The crowd was even larger than at a demonstration on the eve of Putin's inauguration, which disintegrated into violent clashes and ushered in the crackdown.

Tuesday's rally ended peacefully, as both protesters and riot police took pains to prevent a confrontation as tensions were already running high.

Putin, in his address on Russia Day, a national holiday, spoke of the need "to strive for mutual understanding and to find compromise."

Putin has taken a tougher stance on the opposition since beginning his third term May 7, but in recent days the pressure has risen markedly.

Some of the protest leaders were called in for questioning Tuesday, a day after investigators raided their apartments, carting away computers, cellphones and in at least one case envelopes stuffed with cash. The interrogations are to continue throughout the week.

In addition, fines for taking part in unauthorized rallies were stiffened under a new law hastily passed by parliament last week and signed by Putin on Friday.

The Kremlin appeared to be betting that the tougher measures would frighten away the well-educated, urban protesters, many of them young, white-collar professionals. But those who came out Tuesday said they were determined to make their voices heard.

"I came just so that I can show this enormous, expansive Russia that there are people who aren't afraid of the laws that the government passes," said Tatyana Fedorenko, a retired teacher.

The number of protesters has declined since the anti-Putin demonstrations in the months ahead of the March presidential election, which drew as many as 100,000 onto the streets in the dead of a Moscow winter.

But a turnout of tens of thousands on May 6 -- and again on Tuesday -- was still impressive in a country where such political protests attracted no more than a few hundred people only several months ago.

Liberal activist Ilya Yashin, who was among the several opposition leaders questioned, was released just in time to speak at the end of the six-hour demonstration. "You can't scare all of us, and if you take away one of us, dozens will come in our place," he said.

In his Russia Day speech, Putin made some unusually conciliatory comments about the unprecedented challenge to his 12-year rule.

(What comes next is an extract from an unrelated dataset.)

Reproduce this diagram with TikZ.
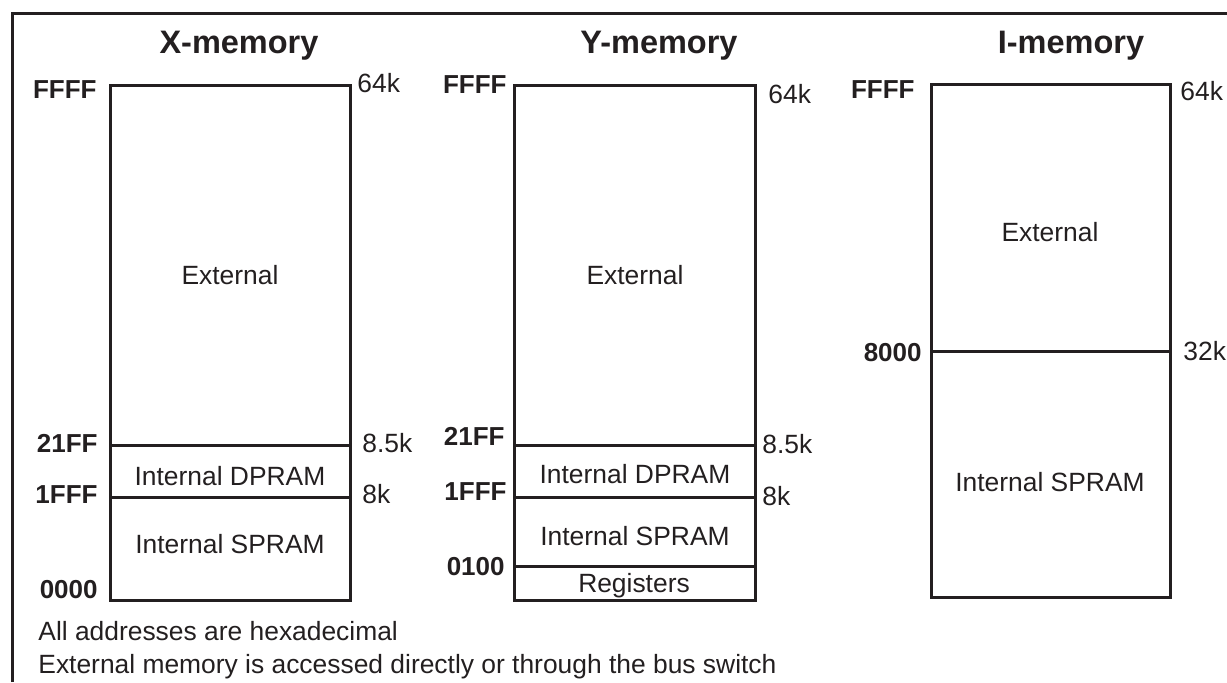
\documentclass[tikz,border=0pt]{standalone}
\usepackage{fontspec}
\setmainfont{Liberation Sans}
\definecolor{ink}{HTML}{231F20}
\begin{document}
\begin{tikzpicture}[x=0.5pt,y=-0.5pt,
  line/.style={draw=ink,line width=1.5pt},
  title/.style={inner sep=0,text=ink,font=\fontsize{16.25pt}{19pt}\selectfont\bfseries,anchor=base},
  addr/.style={inner sep=0,text=ink,font=\fontsize{13pt}{15pt}\selectfont\bfseries,anchor=base east},
  size/.style={inner sep=0,text=ink,font=\fontsize{13.2pt}{15pt}\selectfont,anchor=base west},
  region/.style={inner sep=0,text=ink,font=\fontsize{13.2pt}{15pt}\selectfont,anchor=base},
  note/.style={inner sep=0,text=ink,font=\fontsize{13.2pt}{15pt}\selectfont,anchor=base west}]
\useasboundingbox (0,0) rectangle (1227,682);
% frame
\coordinate (fbl) at (12,682);
\coordinate (ftl) at (12,13);
\coordinate (ftr) at (1227,13);
\draw[line] (fbl) -- (ftl) -- (ftr);

% ---------- X-memory ----------
\node[title] (xt) at (239,53) {X-memory};
\coordinate (xtl) at (110,85);
\coordinate (xbr) at (350,600);
\draw[line] (xtl) rectangle (xbr);
\coordinate (xa1) at (110,445); \coordinate (xa2) at (350,445);
\coordinate (xb1) at (110,497); \coordinate (xb2) at (350,497);
\draw[line] (xa1) -- (xa2);
\draw[line] (xb1) -- (xb2);
\node[addr] (xffff) at (97,98) {FFFF};
\node[addr] (x21ff) at (98,452) {21FF};
\node[addr] (x1fff) at (98,503) {1FFF};
\node[addr] (x0000) at (98,598) {0000};
\node[size] (x64k) at (357,92) {64k};
\node[size] (x85k) at (362,452) {8.5k};
\node[size] (x8k) at (362,503) {8k};
\node[region] (xext) at (230,284) {External};
\node[region] (xdp) at (230,485) {Internal DPRAM};
\node[region] (xsp) at (230,553) {Internal SPRAM};

% ---------- Y-memory ----------
\node[title] (yt) at (659,53) {Y-memory};
\coordinate (ytl) at (514,85);
\coordinate (ybr) at (755,600);
\draw[line] (ytl) rectangle (ybr);
\coordinate (ya1) at (514,445); \coordinate (ya2) at (755,445);
\coordinate (yb1) at (514,497); \coordinate (yb2) at (755,497);
\coordinate (yc1) at (514,566); \coordinate (yc2) at (755,566);
\draw[line] (ya1) -- (ya2);
\draw[line] (yb1) -- (yb2);
\draw[line] (yc1) -- (yc2);
\node[addr] (yffff) at (507,93) {FFFF};
\node[addr] (y21ff) at (505,445) {21FF};
\node[addr] (y1fff) at (507,500) {1FFF};
\node[addr] (y0100) at (505,575) {0100};
\node[size] (y64k) at (768,103) {64k};
\node[size] (y85k) at (762,453) {8.5k};
\node[size] (y8k) at (762,505) {8k};
\node[region] (yext) at (635,284) {External};
\node[region] (ydp) at (635,483) {Internal DPRAM};
\node[region] (ysp) at (635,545) {Internal SPRAM};
\node[region] (yreg) at (634,592) {Registers};

% ---------- I-memory ----------
\node[title] (it) at (1071,53) {I-memory};
\coordinate (itl) at (931,84);
\coordinate (ibr) at (1170,597);
\draw[line] (itl) rectangle (ibr);
\coordinate (ia1) at (931,351); \coordinate (ia2) at (1170,351);
\draw[line] (ia1) -- (ia2);
\node[addr] (iffff) at (915,98) {FFFF};
\node[addr] (i8000) at (922,361) {8000};
\node[size] (i64k) at (1180,100) {64k};
\node[size] (i32k) at (1183,360) {32k};
\node[region] (iext) at (1050,241) {External};
\node[region] (isp) at (1050,491) {Internal SPRAM};

% ---------- notes ----------
\node[note] (n1) at (38,640) {All addresses are hexadecimal};
\node[note] (n2) at (38,673) {External memory is accessed directly or through the bus switch};
\end{tikzpicture}
\end{document}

He said the differing points of view about the future of Russia were to be expected in a "free, democratic country."

"Therefore, it is important to listen and respect one another, to strive for mutual understanding and to find compromise, to unite our society around a positive agenda," Putin said at the Kremlin ceremony.

He also spoke of the need for stability and said any actions that could divide society or lead to social unrest were unacceptable.